Chris Dorsey
I think it's interesting when you talk to National Geographic, for instance. I was at a meeting with the president of that network a few years ago as we were having a conversation about their new series called Life Below Zero. And I was complimenting them on how authentic I thought it was. It’s a show where they were hunting caribou for food among many other animals. It’s a show about living a subsistence existence in Alaska.
Instantly, he said, “Anytime somebody is hunting for food, we don't have any problem with it, we can show that on our network.”
The takeaway is that few people have an issue with folks trying to feed their families. And this is how they do it in a place like Alaska. It's a cultural thing, in the case of the Inuit or other tribes, and so many networks and outlets have no problem showing that way of life. That feedback gives you a sense of the mindset that most Americans have when it comes to hunting for food and, as we've seen in survey after survey, most don’t have an issue with that.
But when you start getting into other aspects of hunting, you've got to be more nuanced about how you communicate. We did a series called Dangerous Game for more than a decade and this was at a time when very few outlets would show elephant hunts. No one was showing lion or leopard hunts or hunting for many of the other dangerous game animals--maybe buffalo. There just wasn't much of that on TV.
Instead, all the coverage was deer and turkey, deer and turkey, and deer and turkey. I saw that as an opportunity because there was a great story to be told that no one was hearing. Essentially that there’s a real biological justification for this kind of hunting and that we should be telling that story. As long as we tell that story and make it part of the context of the hunt, we could cover this. That was the take of Gavin Harvey, who was president of Outdoor Life Network which later became NBC Sports Network. Gavin’s a great guy and smart and didn't come from the hunting community. But he said “Look, let's do it. If you tell the true conservation story of what's really happening on ground, we can do it.”

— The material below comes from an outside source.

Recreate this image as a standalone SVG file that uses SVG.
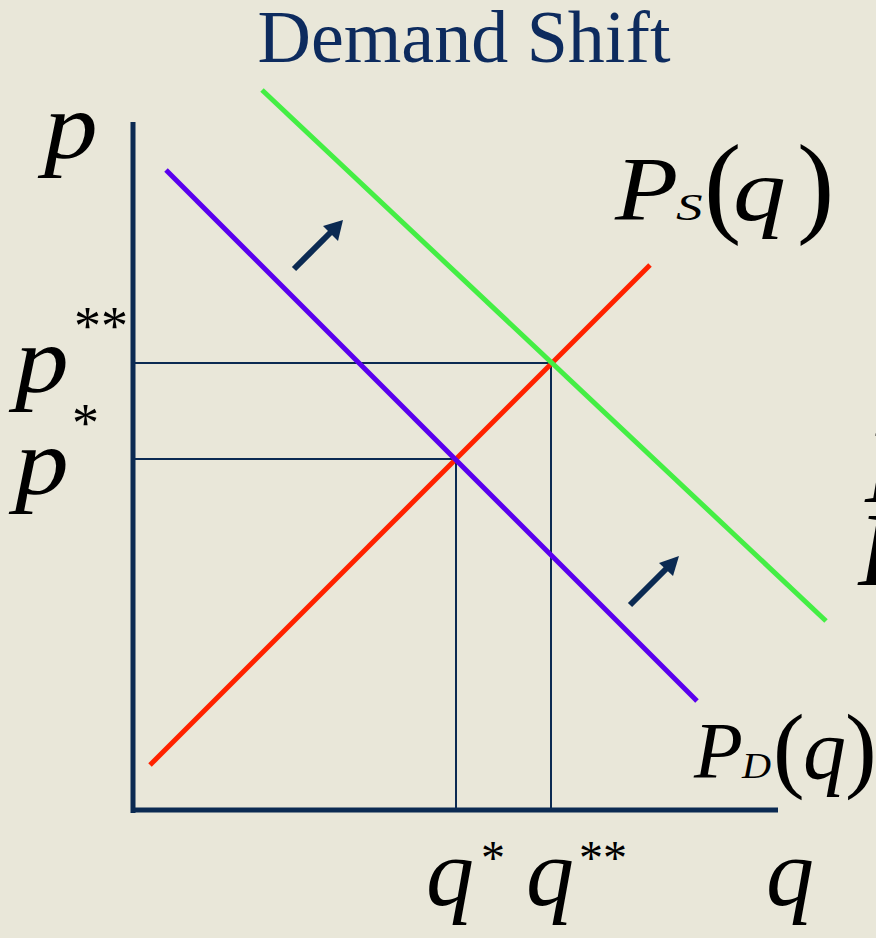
<svg xmlns="http://www.w3.org/2000/svg" width="876" height="938" viewBox="0 0 876 938">
<defs>
<style>
.t{font-family:"Liberation Serif","Times New Roman",serif;fill:#000}
.i{font-style:italic}
.axis{stroke:#0B2A52;stroke-width:5;fill:none}
.guide{stroke:#0B2A52;stroke-width:2;fill:none}
.arrow{stroke:#0B2A52;stroke-width:6;fill:none}
.head{fill:#0B2A52}
</style>
</defs>
<rect width="876" height="938" fill="#E9E7D9"/>
<text class="t" x="464" y="62" font-size="74" text-anchor="middle" style="fill:#0D2B5E">Demand Shift</text>
<g id="connectors">
<line class="guide" x1="133" y1="363" x2="551" y2="363"/>
<line class="guide" x1="551" y1="363" x2="551" y2="810"/>
<line class="guide" x1="133" y1="459" x2="456" y2="459"/>
<line class="guide" x1="456" y1="459" x2="456" y2="810"/>
</g>
<g id="axes">
<line class="axis" x1="133" y1="122" x2="133" y2="813"/>
<line class="axis" x1="131" y1="810" x2="778" y2="810"/>
</g>
<g id="supply"><line x1="150" y1="765" x2="650" y2="265" stroke="#FF2200" stroke-width="5"/></g>
<g id="demand"><line x1="166" y1="170" x2="697" y2="701" stroke="#5A00EE" stroke-width="5"/></g>
<g id="demand2"><line x1="262" y1="90" x2="826" y2="621" stroke="#44EE44" stroke-width="5"/></g>
<g id="arrow1">
<line class="arrow" x1="294" y1="269" x2="331" y2="232"/>
<polygon class="head" points="343,220 323,226 338,241"/>
</g>
<g id="arrow2">
<line class="arrow" x1="630" y1="605" x2="667" y2="568"/>
<polygon class="head" points="679,556 659,563 673,576"/>
</g>
<g id="labels">
<text class="t i" transform="translate(44,158) scale(1.12,1)" font-size="96">p</text>
<text class="t i" transform="translate(15,392) scale(1.12,1)" font-size="96">p</text>
<text class="t" x="74" y="344" font-size="54">**</text>
<text class="t" x="72" y="441" font-size="54">*</text>
<text class="t i" transform="translate(15,494) scale(1.12,1)" font-size="96">p</text>
<text class="t i" x="426" y="905" font-size="96">q</text>
<text class="t" x="481" y="874" font-size="48">*</text>
<text class="t i" x="526" y="905" font-size="96">q</text>
<text class="t" x="579" y="874" font-size="48">**</text>
<text class="t i" x="766" y="905" font-size="96">q</text>
</g>
<g id="label-ps">
<text class="t i" transform="translate(615,220) scale(1.15,1)" font-size="90">P</text>
<text class="t i" transform="translate(676,220) scale(1.4,1)" font-size="38">S</text>
<text class="t" x="704" y="222" font-size="112">(</text>
<text class="t i" transform="translate(733,220) scale(1.2,1)" font-size="88">q</text>
<text class="t" x="797" y="222" font-size="112">)</text>
</g>
<g id="label-pd">
<text class="t i" x="694" y="778" font-size="80">P</text>
<text class="t i" transform="translate(742,778) scale(1.15,1)" font-size="35">D</text>
<text class="t" x="773" y="780" font-size="95">(</text>
<text class="t i" x="803" y="778" font-size="86">q</text>
<text class="t" x="845" y="780" font-size="95">)</text>
</g>
<g id="label-edge">
<text class="t i" x="865" y="502" font-size="105">P</text>
<text class="t i" x="858" y="585" font-size="105">P</text>
</g>
</svg>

The first elephant hunt we did on camera just happened to have a bull charge the host and his professional hunter. It did so unprovoked, out of the blue. It was amazing footage and was a stunning moment. And because we extensively covered the story of hunter-supported elephant conservation, the anti-poaching efforts funded by hunters, and the community benefits we received very little blow back from viewers. If you're careful about how you communicate that, you can still take that to a broader audience. Admittedly, that was on an outdoor-centric network.
Even when I've written in Forbes, however, about trophy import bans, for instance, and what happened in the UK, I'm not bashful about that. You can lay out the facts to the mainstream. We own the argument; we have the facts if we articulate them in a way that makes sense to average people. If we do that, we can still take stories mainstream that are very pro-hunting and might be even considered controversial to some. But to me, it's how you cover it, how you define that.
And we have emotion on our side as well and we need to harness that as we tell our stories. We were filming Dangerous Game and as part of that series, we interviewed someone who had been attacked--chomped, stomped, gored, or chewed--by the species being hunted in that show. It wasn't difficult to find them in Africa. I’ll never forget, we pulled into a remote village in Zambia; there were probably 100 people in this little community. And I said through the interpreter, let's ask if anybody has any stories of attacks and surviving such encounters. Every single person in that village either knew somebody who had been killed by an animal or had been attacked themselves—to say nothing of having crops or property destroyed by them. Living in fear of wild animals is not theoretical in Africa, it’s a constant.
When you tell that story, you start showing the emotion of these people: what it's like to lose a child, what it's like to go hungry because your crops were destroyed, I mean, that's real. That's real emotion. They don't have insurance policies that write checks to them because their crops were destroyed. Life is damn tenuous for these folks. And if that emotion is something that we can convey and let people in the West imagine life in the bush as these people are living, if for just a few minutes, then perhaps we can have a serious conversation about sustainable wildlife management that includes all the stakeholders.